◆ STATED EXERCISE: The lines to extract run from the first line of the material below to the line containing "['#2F4699', '#2F4699', '#2F4699', '#BFBFBF', '#BFBFBF'];", both included; leave the pictures behind.
******
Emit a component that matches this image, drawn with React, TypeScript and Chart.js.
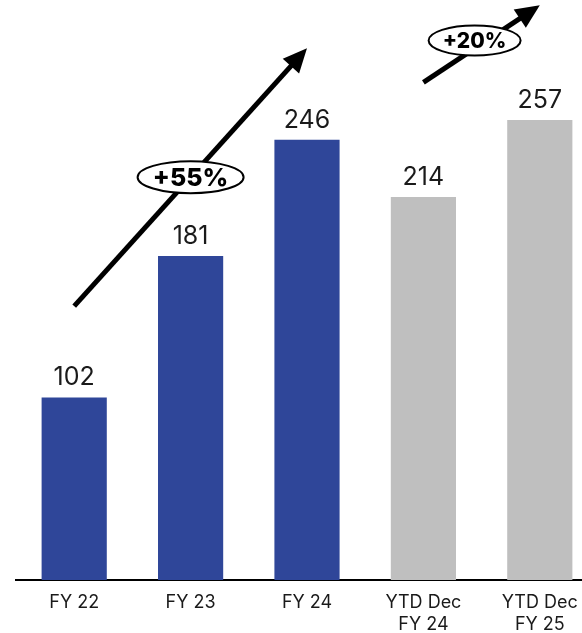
import { useEffect, useRef } from 'react';
import { Chart, registerables } from 'chart.js';

Chart.register(...registerables);

const categories: string[][] = [['FY 22'], ['FY 23'], ['FY 24'], ['YTD Dec', 'FY 24'], ['YTD Dec', 'FY 25']];
const values = [102, 181, 246, 214, 257];
const barColors = ['#2F4699', '#2F4699', '#2F4699', '#BFBFBF', '#BFBFBF'];

// Growth arrows: start/end category index and the value level each end sits at
const growthFrom = [0, 3];
const growthTo = [2, 4];
const growthFromLevel = [153, 278];
const growthToLevel = [297, 321];
const growthLabels = ['+55%', '+20%'];

const FONT = 'Inter, "Noto Sans", sans-serif';

const overlay = {
  id: 'overlay',
  afterDatasetsDraw(chart: Chart) {
    const ctx = chart.ctx;
    const meta = chart.getDatasetMeta(0);
    ctx.save();
    ctx.fillStyle = '#1a1a1a';
    ctx.font = `400 25px ${FONT}`;
    ctx.textAlign = 'center';
    ctx.textBaseline = 'bottom';
    meta.data.forEach((bar: any, i: number) => {
      ctx.fillText(String(values[i]), bar.x, bar.y - 7);
    });
    ctx.restore();

    const xs = chart.scales.x;
    const ys = chart.scales.y;
    growthLabels.forEach((label, k) => {
      const x1 = xs.getPixelForValue(growthFrom[k]);
      const y1 = ys.getPixelForValue(growthFromLevel[k]);
      const x2 = xs.getPixelForValue(growthTo[k]);
      const y2 = ys.getPixelForValue(growthToLevel[k]);
      const ang = Math.atan2(y2 - y1, x2 - x1);
      const head = 24;
      const half = 11;
      ctx.save();
      ctx.strokeStyle = '#000';
      ctx.fillStyle = '#000';
      ctx.lineWidth = 5;
      ctx.beginPath();
      ctx.moveTo(x1, y1);
      ctx.lineTo(x2 - Math.cos(ang) * (head - 4), y2 - Math.sin(ang) * (head - 4));
      ctx.stroke();
      const bx = x2 - Math.cos(ang) * head;
      const by = y2 - Math.sin(ang) * head;
      ctx.beginPath();
      ctx.moveTo(x2, y2);
      ctx.lineTo(bx + Math.sin(ang) * half, by - Math.cos(ang) * half);
      ctx.lineTo(bx - Math.sin(ang) * half, by + Math.cos(ang) * half);
      ctx.closePath();
      ctx.fill();

      const big = k === 0;
      const t = big ? 0.5 : 0.44;
      const cx = x1 + (x2 - x1) * t;
      const cy = y1 + (y2 - y1) * t - (big ? 0 : 8);
      const rx = big ? 53 : 46;
      const ry = big ? 16 : 15;
      ctx.beginPath();
      ctx.ellipse(cx, cy, rx, ry, 0, 0, Math.PI * 2);
      ctx.fillStyle = '#fff';
      ctx.fill();
      ctx.lineWidth = 2;
      ctx.strokeStyle = '#000';
      ctx.stroke();
      ctx.fillStyle = '#000';
      ctx.font = `800 ${big ? 25 : 21}px ${FONT}`;
      ctx.textAlign = 'center';
      ctx.textBaseline = 'middle';
      ctx.fillText(label, cx, cy + 1);
      ctx.restore();
    });
  },
};

export default function App() {
  const ref = useRef<HTMLCanvasElement>(null);
  useEffect(() => {
    if (!ref.current) return;
    const chart = new Chart(ref.current, {
      type: 'bar',
      data: {
        labels: categories,
        datasets: [
          {
            data: values,
            backgroundColor: barColors,
            categoryPercentage: 1,
            barPercentage: 0.56,
          },
        ],
      },
      options: {
        animation: false,
        responsive: false,
        maintainAspectRatio: false,
        layout: { padding: { left: 16, right: 2, top: 0, bottom: 0 } },
        plugins: { legend: { display: false }, tooltip: { enabled: false } },
        scales: {
          x: {
            grid: { display: false, drawTicks: false },
            border: { display: true, color: '#000', width: 2 },
            ticks: {
              color: '#1a1a1a',
              padding: 12,
              font: { family: FONT, size: 18, lineHeight: 1.22 },
              maxRotation: 0,
              autoSkip: false,
            },
            afterFit: (scale: any) => {
              scale.height = 53;
            },
          },
          y: {
            display: false,
            min: 0,
            max: 324,
          },
        },
      },
      plugins: [overlay],
    });
    return () => chart.destroy();
  }, []);

  return (
    <div style={{ position: 'fixed', inset: 0, overflow: 'hidden', background: '#fff' }}>
      <canvas ref={ref} width={600} height={633} style={{ position: 'absolute', left: 0, top: 0 }} />
    </div>
  );
}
******
◆ RESPONSE TO THIS TASK:
Emit a component that matches this image, drawn with React, TypeScript and Chart.js.
import { useEffect, useRef } from 'react';
import { Chart, registerables } from 'chart.js';

Chart.register(...registerables);

const categories: string[][] = [['FY 22'], ['FY 23'], ['FY 24'], ['YTD Dec', 'FY 24'], ['YTD Dec', 'FY 25']];
const values = [102, 181, 246, 214, 257];
const barColors = ['#2F4699', '#2F4699', '#2F4699', '#BFBFBF', '#BFBFBF'];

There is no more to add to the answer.